Se si prende una bottiglia di vino italiano di qualità, certamente avrà un bollino sul tappo e il riferimento in etichetta agli acronimi DOC, DOCG o IGT. Quale la differenza? Si tratta di certificazioni riconosciute come “menzioni tradizionali” che, sul piano normativo e della tutela, sono assimilate alla DOP (DOC e DOCG) e alla IGP (IGT). Nel dettaglio:
DOC: la Denominazione di Origine Controllata, nata nel 1963, è il più antico riconoscimento di questo tipo introdotto in Italia. La prima DOC fu la Vernaccia di San Gimignano, nel 1966. Il marchio DOC si è rivelato fondamentale nella storia del vino nazionale, e l’acronimo è diventato di uso comune in italiano per indicare cose di valore e pregio.

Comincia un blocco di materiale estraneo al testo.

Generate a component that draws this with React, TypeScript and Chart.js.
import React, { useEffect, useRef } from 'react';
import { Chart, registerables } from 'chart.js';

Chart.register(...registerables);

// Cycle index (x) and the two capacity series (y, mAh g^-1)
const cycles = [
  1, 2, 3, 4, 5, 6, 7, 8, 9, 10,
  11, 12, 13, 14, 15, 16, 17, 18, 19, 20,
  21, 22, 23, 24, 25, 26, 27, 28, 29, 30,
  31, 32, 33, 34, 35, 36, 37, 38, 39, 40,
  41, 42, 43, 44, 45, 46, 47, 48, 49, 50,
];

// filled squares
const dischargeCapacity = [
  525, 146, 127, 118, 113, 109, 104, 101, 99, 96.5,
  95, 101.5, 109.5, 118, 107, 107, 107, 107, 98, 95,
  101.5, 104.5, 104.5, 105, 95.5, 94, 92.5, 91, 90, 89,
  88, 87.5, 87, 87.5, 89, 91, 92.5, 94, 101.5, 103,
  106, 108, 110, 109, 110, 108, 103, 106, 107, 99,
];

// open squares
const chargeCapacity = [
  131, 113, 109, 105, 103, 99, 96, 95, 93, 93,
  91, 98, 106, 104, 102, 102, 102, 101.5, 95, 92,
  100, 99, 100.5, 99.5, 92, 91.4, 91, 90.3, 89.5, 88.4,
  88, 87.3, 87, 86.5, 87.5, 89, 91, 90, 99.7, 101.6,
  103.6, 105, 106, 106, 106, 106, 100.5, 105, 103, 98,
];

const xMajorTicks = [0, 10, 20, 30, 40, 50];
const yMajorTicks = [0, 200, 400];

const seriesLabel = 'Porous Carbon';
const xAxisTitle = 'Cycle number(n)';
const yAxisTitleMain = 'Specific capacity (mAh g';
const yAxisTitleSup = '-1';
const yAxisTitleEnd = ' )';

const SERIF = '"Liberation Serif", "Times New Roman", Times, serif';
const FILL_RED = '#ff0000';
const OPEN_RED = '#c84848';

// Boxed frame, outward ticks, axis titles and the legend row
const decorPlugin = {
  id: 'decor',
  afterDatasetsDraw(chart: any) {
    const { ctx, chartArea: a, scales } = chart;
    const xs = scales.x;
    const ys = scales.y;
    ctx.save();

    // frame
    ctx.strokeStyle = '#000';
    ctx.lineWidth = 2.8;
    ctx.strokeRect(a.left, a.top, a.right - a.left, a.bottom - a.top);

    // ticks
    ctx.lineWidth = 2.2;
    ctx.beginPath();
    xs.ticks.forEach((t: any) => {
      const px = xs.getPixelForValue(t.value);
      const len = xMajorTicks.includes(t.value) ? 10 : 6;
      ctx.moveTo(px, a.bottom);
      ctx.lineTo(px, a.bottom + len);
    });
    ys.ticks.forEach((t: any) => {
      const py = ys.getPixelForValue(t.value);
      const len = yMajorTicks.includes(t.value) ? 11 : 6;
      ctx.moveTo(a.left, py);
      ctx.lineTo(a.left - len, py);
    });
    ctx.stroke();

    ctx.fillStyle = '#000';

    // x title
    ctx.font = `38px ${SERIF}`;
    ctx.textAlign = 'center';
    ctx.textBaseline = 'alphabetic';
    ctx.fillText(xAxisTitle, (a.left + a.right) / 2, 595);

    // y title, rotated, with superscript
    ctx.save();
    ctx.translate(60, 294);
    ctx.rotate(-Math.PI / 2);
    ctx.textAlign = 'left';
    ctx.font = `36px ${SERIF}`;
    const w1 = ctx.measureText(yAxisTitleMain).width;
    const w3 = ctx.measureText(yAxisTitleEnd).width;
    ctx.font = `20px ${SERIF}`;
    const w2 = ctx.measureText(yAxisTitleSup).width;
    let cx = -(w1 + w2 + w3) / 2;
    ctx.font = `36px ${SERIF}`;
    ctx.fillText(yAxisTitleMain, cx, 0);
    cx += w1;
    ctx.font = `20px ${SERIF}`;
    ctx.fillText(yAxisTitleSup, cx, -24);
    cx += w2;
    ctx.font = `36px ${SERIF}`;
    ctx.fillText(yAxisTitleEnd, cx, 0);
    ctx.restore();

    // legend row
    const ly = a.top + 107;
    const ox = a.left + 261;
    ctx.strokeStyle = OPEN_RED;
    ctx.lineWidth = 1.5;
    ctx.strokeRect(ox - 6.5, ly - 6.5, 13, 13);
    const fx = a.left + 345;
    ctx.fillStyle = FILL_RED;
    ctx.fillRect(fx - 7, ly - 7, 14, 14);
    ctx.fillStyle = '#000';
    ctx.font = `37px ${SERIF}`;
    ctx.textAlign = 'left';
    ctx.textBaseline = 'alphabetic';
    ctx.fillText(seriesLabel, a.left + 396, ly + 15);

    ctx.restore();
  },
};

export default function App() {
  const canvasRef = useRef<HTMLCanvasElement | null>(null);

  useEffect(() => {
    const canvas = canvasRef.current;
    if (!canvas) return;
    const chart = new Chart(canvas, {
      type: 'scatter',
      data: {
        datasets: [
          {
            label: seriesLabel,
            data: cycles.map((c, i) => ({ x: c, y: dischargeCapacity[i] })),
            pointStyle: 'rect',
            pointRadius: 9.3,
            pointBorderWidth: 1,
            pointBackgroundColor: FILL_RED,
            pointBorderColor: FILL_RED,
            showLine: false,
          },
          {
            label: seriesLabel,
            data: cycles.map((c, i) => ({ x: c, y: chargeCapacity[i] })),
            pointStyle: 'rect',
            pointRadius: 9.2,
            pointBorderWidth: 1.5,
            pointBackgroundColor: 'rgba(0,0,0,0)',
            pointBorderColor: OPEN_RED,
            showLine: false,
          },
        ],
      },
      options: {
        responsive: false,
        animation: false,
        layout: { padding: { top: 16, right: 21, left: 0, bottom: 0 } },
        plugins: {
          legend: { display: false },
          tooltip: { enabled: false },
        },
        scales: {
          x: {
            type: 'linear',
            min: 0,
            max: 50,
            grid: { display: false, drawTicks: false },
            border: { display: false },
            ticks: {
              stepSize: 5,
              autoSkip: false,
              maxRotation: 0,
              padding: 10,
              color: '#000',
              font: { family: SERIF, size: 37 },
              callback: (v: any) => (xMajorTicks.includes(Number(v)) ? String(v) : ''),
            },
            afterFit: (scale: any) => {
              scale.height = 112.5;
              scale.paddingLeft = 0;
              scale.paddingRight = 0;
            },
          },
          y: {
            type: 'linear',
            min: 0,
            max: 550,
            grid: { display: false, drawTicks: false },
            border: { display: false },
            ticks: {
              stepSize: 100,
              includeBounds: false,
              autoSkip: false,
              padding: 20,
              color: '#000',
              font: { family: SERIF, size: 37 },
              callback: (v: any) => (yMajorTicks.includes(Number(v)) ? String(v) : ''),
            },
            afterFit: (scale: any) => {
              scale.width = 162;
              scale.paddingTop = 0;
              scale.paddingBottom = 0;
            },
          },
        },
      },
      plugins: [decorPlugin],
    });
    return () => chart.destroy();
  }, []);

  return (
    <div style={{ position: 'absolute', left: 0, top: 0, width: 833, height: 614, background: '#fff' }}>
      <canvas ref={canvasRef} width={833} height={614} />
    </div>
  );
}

DOCG: la Denominazione di Origine Controllata e Garantita è riservata ai vini già DOC da almeno 5 anni che siano ritenuti di particolare prestigio. Esprime un’identificazione più stretta del prodotto con il territorio. Il primo vino a fregiarsi della fascetta DOCG è stato il Vino Nobile di Montepulciano, nel 1980.
IGT: l’Indicazione Geografica Tipica impone regole del disciplinare meno severe delle alle altre due denominazioni. La IGT di solito si utilizza per tipologie di vino la cui zona di produzione è molto estesa.